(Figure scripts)
_____

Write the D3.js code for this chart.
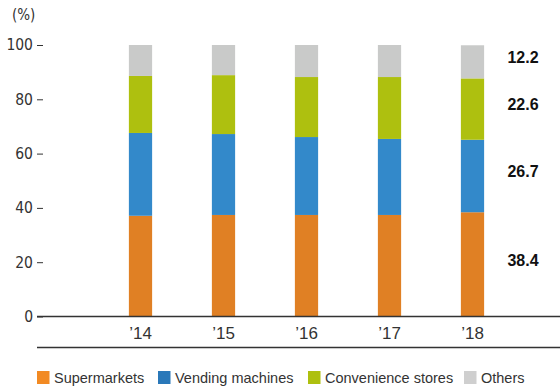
<!DOCTYPE html>
<html><head><meta charset="utf-8">
<script src="https://cdn.jsdelivr.net/npm/d3@7"></script>
<style>body{margin:0;background:#fff}svg{display:block}</style>
</head><body>
<svg id="c" width="560" height="391"></svg>
<script>
const years = ["’14","’15","’16","’17","’18"];
const seriesNames = ["Supermarkets","Vending machines","Convenience stores","Others"];
const supermarkets = [37.1, 37.4, 37.4, 37.4, 38.4];
const vending = [30.5, 29.8, 28.7, 28.0, 26.7];
const convenience = [21.0, 21.7, 22.1, 22.8, 22.6];
const others = [11.4, 11.1, 11.8, 11.8, 12.2];
const yTicks = [0,20,40,60,80,100];
const barColors = ["#e08024","#3389ca","#aec00f","#c9cac9"];
const legendColors = ["#f28a23","#2a78b9","#aec00f","#cfcfcf"];

const svg = d3.select("#c");
const x = d3.scaleBand().domain(years).range([99, 514]).paddingInner(0.72).paddingOuter(0.36);
const y = d3.scaleLinear().domain([0,100]).range([316.5, 45]);

const rows = years.map((yr,i)=>({year:yr, s0:supermarkets[i], s1:vending[i], s2:convenience[i], s3:others[i]}));
const stack = d3.stack().keys(["s0","s1","s2","s3"]);
const layers = stack(rows);

svg.append("g").selectAll("g").data(layers).join("g")
  .attr("fill",(d,i)=>barColors[i])
  .selectAll("rect").data(d=>d).join("rect")
  .attr("x",d=>x(d.data.year))
  .attr("width",x.bandwidth())
  .attr("y",d=>y(d[1]))
  .attr("height",d=>y(d[0])-y(d[1]));

const fontNarrow = "'Liberation Sans Narrow','DejaVu Sans Condensed',sans-serif";
const yAxis = d3.axisLeft(y).tickValues(yTicks).tickSize(6).tickPadding(4);
const ga = svg.append("g").attr("transform","translate(43,0)").call(yAxis);
ga.select(".domain").remove();
ga.selectAll("line").attr("stroke","#333");
ga.selectAll("text").attr("fill","#333").style("font-family",fontNarrow).style("font-size","15.5px");

svg.append("text").attr("x",12).attr("y",20).text("(%)")
  .attr("fill","#333").style("font-family",fontNarrow).style("font-size","15px");

svg.append("line").attr("x1",37).attr("x2",560).attr("y1",y(0)).attr("y2",y(0)).attr("stroke","#333").attr("stroke-width",1.3);
svg.append("line").attr("x1",37).attr("x2",560).attr("y1",347.5).attr("y2",347.5).attr("stroke","#333").attr("stroke-width",1.3);

const xAxis = d3.axisBottom(x).tickSize(0).tickPadding(10);
const gx = svg.append("g").attr("transform",`translate(0,${y(0)})`).call(xAxis);
gx.select(".domain").remove();
gx.selectAll("text").attr("fill","#333").style("font-family","'Liberation Sans',Arial,sans-serif").style("font-size","17px");

const last = layers.map(l=>l[l.length-1]);
svg.append("g").selectAll("text").data(last).join("text")
  .attr("x",523).attr("y",d=>(y(d[0])+y(d[1]))/2 - 3)
  .attr("text-anchor","middle").attr("dominant-baseline","middle")
  .attr("fill","#111").style("font-family","'Liberation Sans',Arial,sans-serif")
  .style("font-size","16px").style("font-weight","bold")
  .text(d=>(d[1]-d[0]).toFixed(1));

const legendX = [37,158,308,464];
const lg = svg.append("g").selectAll("g").data(seriesNames).join("g")
  .attr("transform",(d,i)=>`translate(${legendX[i]},371)`);
lg.append("rect").attr("width",12.5).attr("height",13).attr("fill",(d,i)=>legendColors[i]);
lg.append("text").attr("x",17).attr("y",12).text(d=>d)
  .attr("fill","#333").style("font-family","'Liberation Sans',Arial,sans-serif").style("font-size","14.5px");
</script>
</body></html>
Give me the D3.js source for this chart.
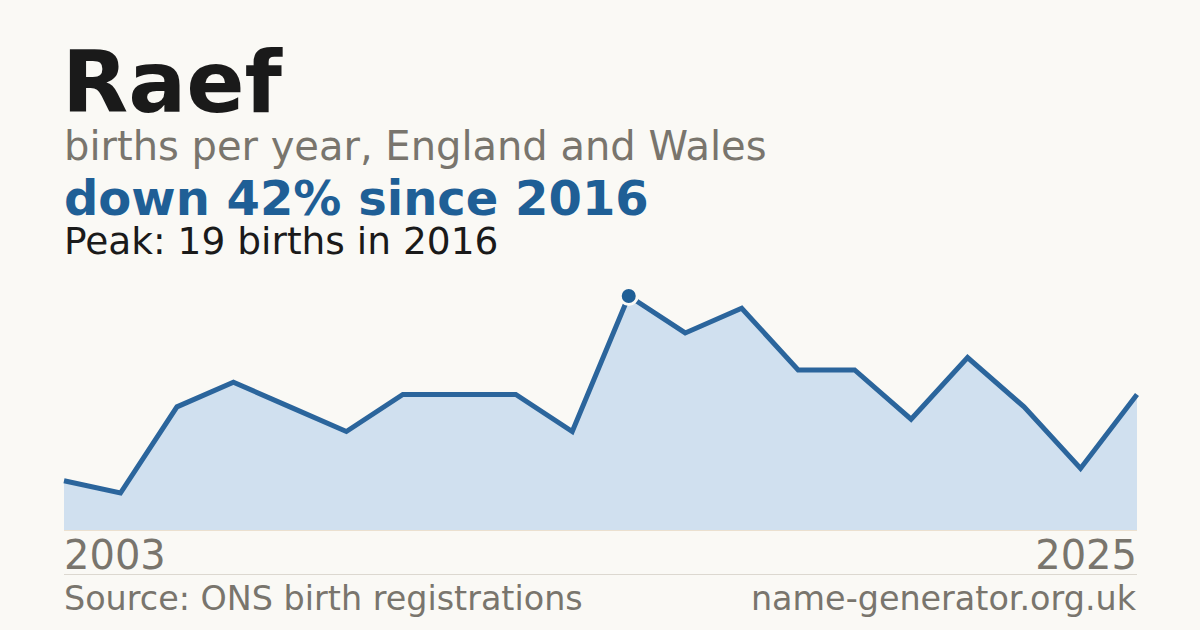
<!DOCTYPE html>
<html><head><meta charset="utf-8">
<script src="https://cdn.jsdelivr.net/npm/d3@7"></script>
<style>html,body{margin:0;padding:0;background:#faf9f5;}svg{display:block;}</style>
</head><body>
<svg id="c" width="1200" height="630"></svg>
<script>
const years = [2003,2004,2005,2006,2008,2009,2010,2012,2013,2015,2016,2017,2018,2019,2020,2021,2022,2023,2024,2025];
const births = [4,3,10,12,10,8,11,11,11,8,19,16,18,13,13,9,14,10,5,11];
const tickLabels = ["2003","2025"];
const title = "Raef";
const subtitle = "births per year, England and Wales";
const headline = "down 42% since 2016";
const peakNote = "Peak: 19 births in 2016";
const source = "Source: ONS birth registrations";
const site = "name-generator.org.uk";

const svg = d3.select("#c");
const font = "'DejaVu Sans', sans-serif";
svg.append("rect").attr("width",1200).attr("height",630).attr("fill","#faf9f5");

const x = d3.scalePoint().domain(years).range([64,1137]);
const y = d3.scaleLinear().domain([0,d3.max(births)]).range([530,296]);
const data = years.map((yr,i)=>({yr, v:births[i]}));

svg.append("path").datum(data)
  .attr("d", d3.area().x(d=>x(d.yr)).y0(y(0)).y1(d=>y(d.v)))
  .attr("fill","#d0e0ef");
svg.append("line").attr("x1",64).attr("x2",1137).attr("y1",y(0)+0.5).attr("y2",y(0)+0.5)
  .attr("stroke","#ebe0cf").attr("stroke-width",1);
svg.append("path").datum(data)
  .attr("d", d3.line().x(d=>x(d.yr)).y(d=>y(d.v)))
  .attr("fill","none").attr("stroke","#2b659c").attr("stroke-width",5).attr("stroke-linejoin","miter");

const peak = data.reduce((a,b)=>b.v>a.v?b:a);
svg.append("circle").attr("cx",x(peak.yr)).attr("cy",y(peak.v)).attr("r",8.5)
  .attr("fill","#1f5f96").attr("stroke","#faf9f5").attr("stroke-width",3);

function txt(s,xx,yy,size,weight,color,anchor){
  svg.append("text").text(s).attr("x",xx).attr("y",yy)
    .attr("font-family",font).attr("font-size",size).attr("font-weight",weight)
    .attr("fill",color).attr("text-anchor",anchor||"start");
}
txt(title,62,112,86,"bold","#1a1a1a");
txt(subtitle,64,160,40,"normal","#79756d");
txt(headline,64,215,48,"bold","#1f5f96");
txt(peakNote,64,254,37.5,"normal","#1a1a1a");

txt(tickLabels[0],x(years[0]),569,40,"normal","#79756d","start");
txt(tickLabels[1],x(years[years.length-1]),569,40,"normal","#79756d","end");

svg.append("line").attr("x1",64).attr("x2",1137).attr("y1",574.5).attr("y2",574.5)
  .attr("stroke","#dcd8d0").attr("stroke-width",1);
txt(source,64,610,33.4,"normal","#79756d");
txt(site,1136,610,33.4,"normal","#79756d","end");
</script>
</body></html>
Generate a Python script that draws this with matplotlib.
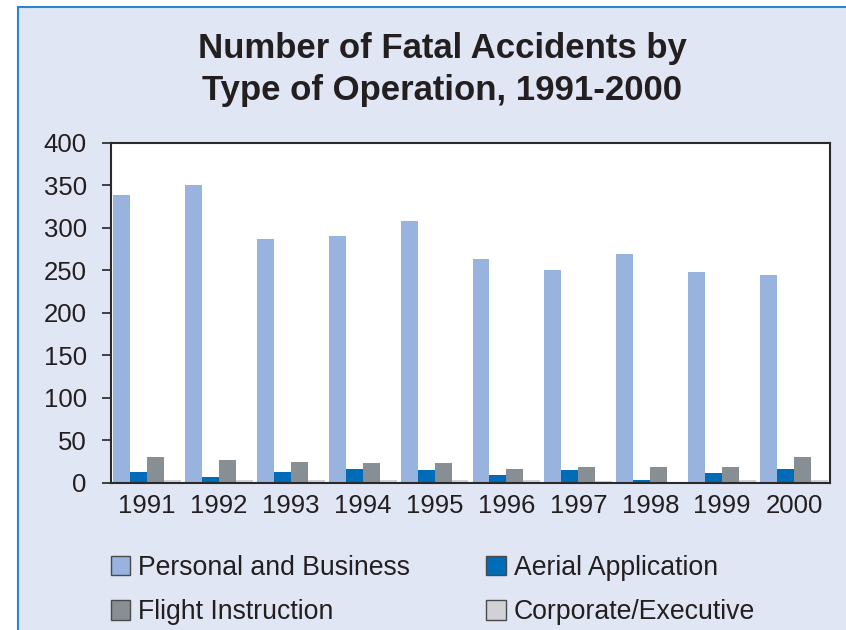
import numpy as np
import matplotlib
matplotlib.use('Agg')
import matplotlib.pyplot as plt
from matplotlib.patches import Patch, Rectangle

plt.rcParams['font.family'] = ['Liberation Sans', 'DejaVu Sans']

years = ['1991', '1992', '1993', '1994', '1995', '1996', '1997', '1998', '1999', '2000']
personal = [339, 350, 287, 290, 308, 263, 250, 269, 248, 245]
aerial = [13, 7, 13, 17, 15, 9, 15, 4, 12, 17]
flight = [30, 27, 25, 23, 23, 17, 19, 19, 19, 30]
corporate = [4, 4, 4, 4, 4, 4, 2, 0, 4, 4]

series = [
    ('Personal and Business', personal, '#98B3DE'),
    ('Aerial Application', aerial, '#006BB6'),
    ('Flight Instruction', flight, '#878E94'),
    ('Corporate/Executive', corporate, '#D0D2D6'),
]

bg = '#E1E6F4'
ink = '#231F20'

fig = plt.figure(figsize=(8.46, 6.3), dpi=100, facecolor='white')
# light blue panel with blue frame on top/left
fig.patches.append(Rectangle((18.3 / 846, -0.05), 1.2, 1 - 6.7 / 630 + 0.05,
                             transform=fig.transFigure, facecolor=bg,
                             edgecolor='#2A84D2', lw=1.5, zorder=-5))

ax = fig.add_axes([111 / 846, 1 - 483 / 630, (830 - 111) / 846, (483 - 142.7) / 630])
ax.set_facecolor('white')

x = np.arange(len(years))
w = 0.236
for i, (name, vals, col) in enumerate(series):
    ax.bar(x + (i - 1.5) * w, vals, width=w, color=col, linewidth=0, zorder=2)

ax.set_xlim(-0.5, len(years) - 0.5)
ax.set_ylim(0, 400)
ax.set_yticks(range(0, 401, 50))
ax.set_xticks(x)
ax.set_xticklabels(years)
ax.tick_params(axis='y', length=6.5, width=1.3, color='#333333', pad=11,
               labelsize=18.5, labelcolor=ink)
ax.tick_params(axis='x', length=0, pad=8, labelsize=18.5, labelcolor=ink)
for s in ax.spines.values():
    s.set_color('#2A2A2A')
    s.set_linewidth(1.5)

fig.text(442 / 846, 1 - 58.3 / 630, 'Number of Fatal Accidents by',
         ha='center', va='baseline', fontsize=25, fontweight='bold', color=ink)
fig.text(442 / 846, 1 - 100 / 630, 'Type of Operation, 1991-2000',
         ha='center', va='baseline', fontsize=25, fontweight='bold', color=ink)

handles = [Patch(facecolor=c, edgecolor='#4A4A4A', linewidth=1.0) for _, _, c in series]
labels = [n for n, _, _ in series]
order = [0, 2, 1, 3]
fig.legend([handles[k] for k in order], [labels[k] for k in order], ncol=2,
           loc='upper left', bbox_to_anchor=(111 / 846, 1 - 555 / 630),
           frameon=False, fontsize=19.2, handlelength=0.73, handleheight=0.73,
           handletextpad=0.3, columnspacing=2.85, labelspacing=0.69,
           borderpad=0, borderaxespad=0, labelcolor=ink)

fig.savefig('out.png', dpi=100, facecolor=fig.get_facecolor())
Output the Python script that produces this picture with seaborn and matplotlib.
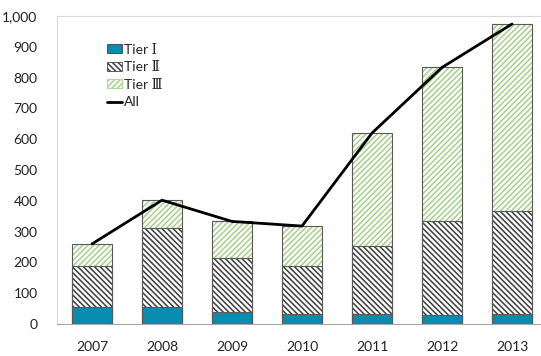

_____

- **Challenge**: Take each line containing the string "that" and copy it out.

- **Output for this exercise**:
Generate a Python script that draws this with matplotlib.
Output the Python script that produces this picture with seaborn and matplotlib.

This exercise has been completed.